Andrea Monti, Linkiesta 21/1/2014, 21 gennaio 2014
IL LATO B DI PRATO: IDENTIKIT DEGLI ITALIANI SUPERSTITI
Quasi duemila industrie tessili, oltre 700 imprese di confezione. Sono i numeri del distretto italiano di Prato: quello che ormai pare diventato il lato B del settore, almeno nel racconto mediatico. Il lato A sono le aziende cinesi, al centro dell’attenzione prima per il loro aumento vertiginoso e poi per l’incendio che a dicembre ha ucciso sette lavoratori. L’altra faccia della medaglia sono le società italiane: in questi anni hanno subìto un forte ridimensionamento, ma provano a resistere e rilanciarsi. Cerchiamo di capire come.
La realtà pratese si divide in due. Da una parte le industrie tessili, dimezzate tra 2001 e 2013. Dall’altra le imprese di confezione, che invece sono raddoppiate. Il primo mondo parla in gran parte la nostra lingua; il secondo è sempre più cinese. Nel 2012 le industrie tessili gestite da italiani erano circa 1.950, l’86% del totale. Quelle di confezione erano circa 700, poco meno del 20 per cento. Sommando i due settori, i nostri connazionali hanno in mano circa il 43% delle aziende. Dati che confermano il boom orientale, ma anche l’esistenza di un altro universo: quello dell’imprenditoria tricolore, erede della tradizione tessile pratese.
«Negli ultimi dieci anni c’è stata una forte contrazione delle aziende di confezioni italiane – dice Luca Giusti, presidente della Camera di Commercio. – Parallelamente è esplosa la proliferazione di quelle cinesi, mentre i lavoratori tessili diminuivano di oltre il 40 per cento». Un calo strettamente legato a quello del fatturato: tra 2001 e 2012 le imprese di questo ramo lo hanno visto scendere di oltre un terzo (dati dell’ufficio studi Confindustria).
«A livello internazionale – spiega Giusti - i mercati sono stati invasi da prodotti cinesi, sostenuti da aiuti di Stato. Chi ha risposto puntando sulla qualità si è scontrato con la recessione mondiale, che ha fatto crescere la richiesta di merce a basso costo».

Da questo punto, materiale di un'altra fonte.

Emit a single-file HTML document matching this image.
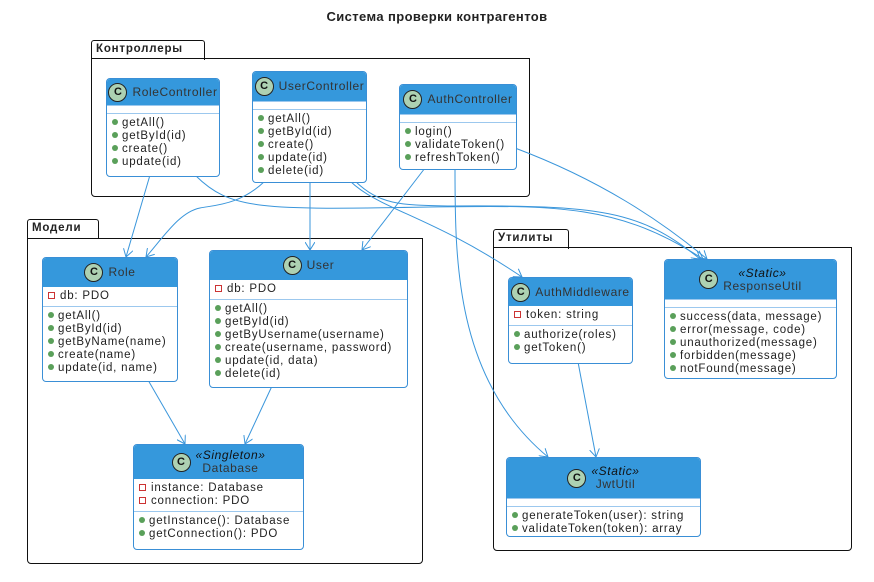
<!DOCTYPE html>
<html><head><meta charset="utf-8"><style>
body{margin:0;width:874px;height:582px;background:#fff;position:relative;overflow:hidden;font-family:"Liberation Sans","DejaVu Sans",sans-serif;color:#222}
.t{position:absolute;left:0;width:874px;top:9px;text-align:center;font-weight:bold;font-size:13px;letter-spacing:.4px}
.pk{position:absolute;border:1.5px solid #111;border-radius:0 0 4px 4px}
.tab{position:absolute;border:1.5px solid #111;border-bottom:none;border-radius:3px 3px 0 0;font-weight:bold;font-size:11.5px;padding:2px 4px;background:#fff;letter-spacing:.8px}
.c{position:absolute;border:1px solid #3a8fd6;border-radius:4px;background:#fff;font-size:11.5px;line-height:13px;letter-spacing:.8px;white-space:nowrap}
.h{background:#3598dc;color:#333;display:flex;align-items:center;justify-content:center;border-radius:3px 3px 0 0;font-size:12px;text-align:center;line-height:13px;letter-spacing:.6px}
.ci{width:19px;height:19px;border-radius:50%;background:#add1b2;border:1px solid #222;box-sizing:border-box;display:inline-flex;align-items:center;justify-content:center;font-weight:bold;font-size:11px;color:#111;margin-right:5px;flex:none;letter-spacing:0}
.s{border-top:1px solid #9cc8ee;padding:3px 0 3px 5px}
.m::before{content:"";display:inline-block;width:6px;height:6px;border-radius:50%;background:#5aa05a;margin-right:4px;vertical-align:1px}
.f::before{content:"";display:inline-block;width:5px;height:5px;border:1px solid #c33;margin-right:5px;vertical-align:0px}
.e{border-top:1px solid #9cc8ee;height:7px}
i{font-style:italic;color:#111}
</style></head><body>
<div class="t">Система проверки контрагентов</div>

<div class="tab" style="left:91px;top:40px;width:104px;height:15px">Контроллеры</div>
<div class="pk" style="left:91px;top:58px;width:437px;height:137px"></div>
<div class="tab" style="left:27px;top:219px;width:62px;height:15px">Модели</div>
<div class="pk" style="left:27px;top:238px;width:394px;height:324px"></div>
<div class="tab" style="left:493px;top:229px;width:66px;height:15px">Утилиты</div>
<div class="pk" style="left:493px;top:247px;width:357px;height:302px"></div>

<svg style="position:absolute;left:0;top:0" width="874" height="582" fill="none" stroke="#3a96db" stroke-width="1">
<defs><marker id="a" markerWidth="10" markerHeight="10" refX="8" refY="5" orient="auto" markerUnits="userSpaceOnUse"><path d="M0,0 L8,5 L0,10 M8,5" stroke="#3a96db" fill="none"/></marker></defs>
<path d="M150,175 L126,257" marker-end="url(#a)"/>
<path d="M195,175 C230,210 260,210 430,207 C560,205 620,205 703,259" marker-end="url(#a)"/>
<path d="M265,181 C240,205 215,205 200,208 C180,212 165,235 146,257" marker-end="url(#a)"/>
<path d="M310,181 L310,250" marker-end="url(#a)"/>
<path d="M350,181 C380,210 430,215 522,277" marker-end="url(#a)"/>
<path d="M355,181 C380,205 400,205 450,206 C600,205 640,210 700,259" marker-end="url(#a)"/>
<path d="M425,168 L362,250" marker-end="url(#a)"/>
<path d="M455,168 C455,260 455,380 548,457" marker-end="url(#a)"/>
<path d="M515,148 C600,180 660,220 707,259" marker-end="url(#a)"/>
<path d="M148,380 L185,444" marker-end="url(#a)"/>
<path d="M272,386 L245,444" marker-end="url(#a)"/>
<path d="M578,362 L596,457" marker-end="url(#a)"/>
</svg>

<div class="c" style="left:106px;top:78px;width:112px;height:97px"><div class="h" style="height:26px"><span class="ci">C</span>RoleController</div><div class="e"></div><div class="s"><div class="m">getAll()</div><div class="m">getById(id)</div><div class="m">create()</div><div class="m">update(id)</div></div></div>

<div class="c" style="left:252px;top:71px;width:113px;height:110px"><div class="h" style="height:29px"><span class="ci">C</span>UserController</div><div class="e"></div><div class="s"><div class="m">getAll()</div><div class="m">getById(id)</div><div class="m">create()</div><div class="m">update(id)</div><div class="m">delete(id)</div></div></div>

<div class="c" style="left:399px;top:84px;width:116px;height:84px"><div class="h" style="height:29px"><span class="ci">C</span>AuthController</div><div class="e"></div><div class="s"><div class="m">login()</div><div class="m">validateToken()</div><div class="m">refreshToken()</div></div></div>

<div class="c" style="left:42px;top:257px;width:134px;height:123px"><div class="h" style="height:29px"><span class="ci">C</span>Role</div><div class="s" style="border:none"><div class="f">db: PDO</div></div><div class="s"><div class="m">getAll()</div><div class="m">getById(id)</div><div class="m">getByName(name)</div><div class="m">create(name)</div><div class="m">update(id, name)</div></div></div>

<div class="c" style="left:209px;top:250px;width:197px;height:136px"><div class="h" style="height:29px"><span class="ci">C</span>User</div><div class="s" style="border:none"><div class="f">db: PDO</div></div><div class="s"><div class="m">getAll()</div><div class="m">getById(id)</div><div class="m">getByUsername(username)</div><div class="m">create(username, password)</div><div class="m">update(id, data)</div><div class="m">delete(id)</div></div></div>

<div class="c" style="left:133px;top:444px;width:169px;height:104px"><div class="h" style="height:34px"><span class="ci">C</span><span><i>«Singleton»</i><br>Database</span></div><div class="s" style="border:none"><div class="f">instance: Database</div><div class="f">connection: PDO</div></div><div class="s"><div class="m">getInstance(): Database</div><div class="m">getConnection(): PDO</div></div></div>

<div class="c" style="left:508px;top:277px;width:123px;height:85px"><div class="h" style="height:28px"><span class="ci">C</span>AuthMiddleware</div><div class="s" style="border:none"><div class="f">token: string</div></div><div class="s"><div class="m">authorize(roles)</div><div class="m">getToken()</div></div></div>

<div class="c" style="left:664px;top:259px;width:171px;height:118px"><div class="h" style="height:39px"><span class="ci">C</span><span><i>«Static»</i><br>ResponseUtil</span></div><div class="e"></div><div class="s"><div class="m">success(data, message)</div><div class="m">error(message, code)</div><div class="m">unauthorized(message)</div><div class="m">forbidden(message)</div><div class="m">notFound(message)</div></div></div>

<div class="c" style="left:506px;top:457px;width:193px;height:78px"><div class="h" style="height:40px"><span class="ci">C</span><span><i>«Static»</i><br>JwtUtil</span></div><div class="e"></div><div class="s"><div class="m">generateToken(user): string</div><div class="m">validateToken(token): array</div></div></div>
</body></html>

Il presidente collega la chiusura di molte società italiane anche a loro errori di valutazione. «Si è pensato che il mondo fosse ancora statico, o con tempi di cambiamento più lunghi. Oggi le prospettive di mercato variano da un mese all’altro. Forse ci siamo illusi di essere ancora gli unici capaci di produrre in un certo modo. Bisognava guardare oltreconfine, capire che il nostro concorrente non è più la fabbrica della strada accanto, ma quella che lavora in Cina, India, Brasile».
Che strategie ha adottato chi è riuscito a resistere? Andrea Cavicchi, presidente dell’Unione Industriale Pratese, traccia l’identikit dei sopravvissuti. «Aziende che hanno re-investito, cambiato i macchinari, lavorato sull’innovazione. Oggi chi è rimasto in piedi ha una rete commerciale organizzata e molto impegnata con l’estero». Cavicchi crede nel rilancio delle società italiane, ma a patto che investano nella tracciabilità dei prodotti. «Qualcuno potrebbe pensare che tutto il tessile si muove in modo illegale. Invece lo fa solo una parte, quasi sempre nel settore delle confezioni. Dobbiamo far capire come lavoriamo, migliorare la nostra comunicazione». Una campagna per la “moda sostenibile” in cui il capo degli industriali sta provando a coinvolgere anche il governo.
Per il 2014 le previsioni sono cautamente positive. Cavicchi dice di sperare in un «segno più», anche se magari privo di grandi cifre davanti. Il suo collega Giusti parla di «un po’ di ottimismo» con cui oggi si può guardare al futuro. Lui a Roma chiede regole certe: «Servono a ogni imprenditore, ma ancor di più a quelli legati alla moda, che vive di cambiamenti continui». La politica dovrebbe garantire la stabilità delle leggi, se non quella del governo. E non ostacolare la difficile ripresa del tessile italiano di Prato.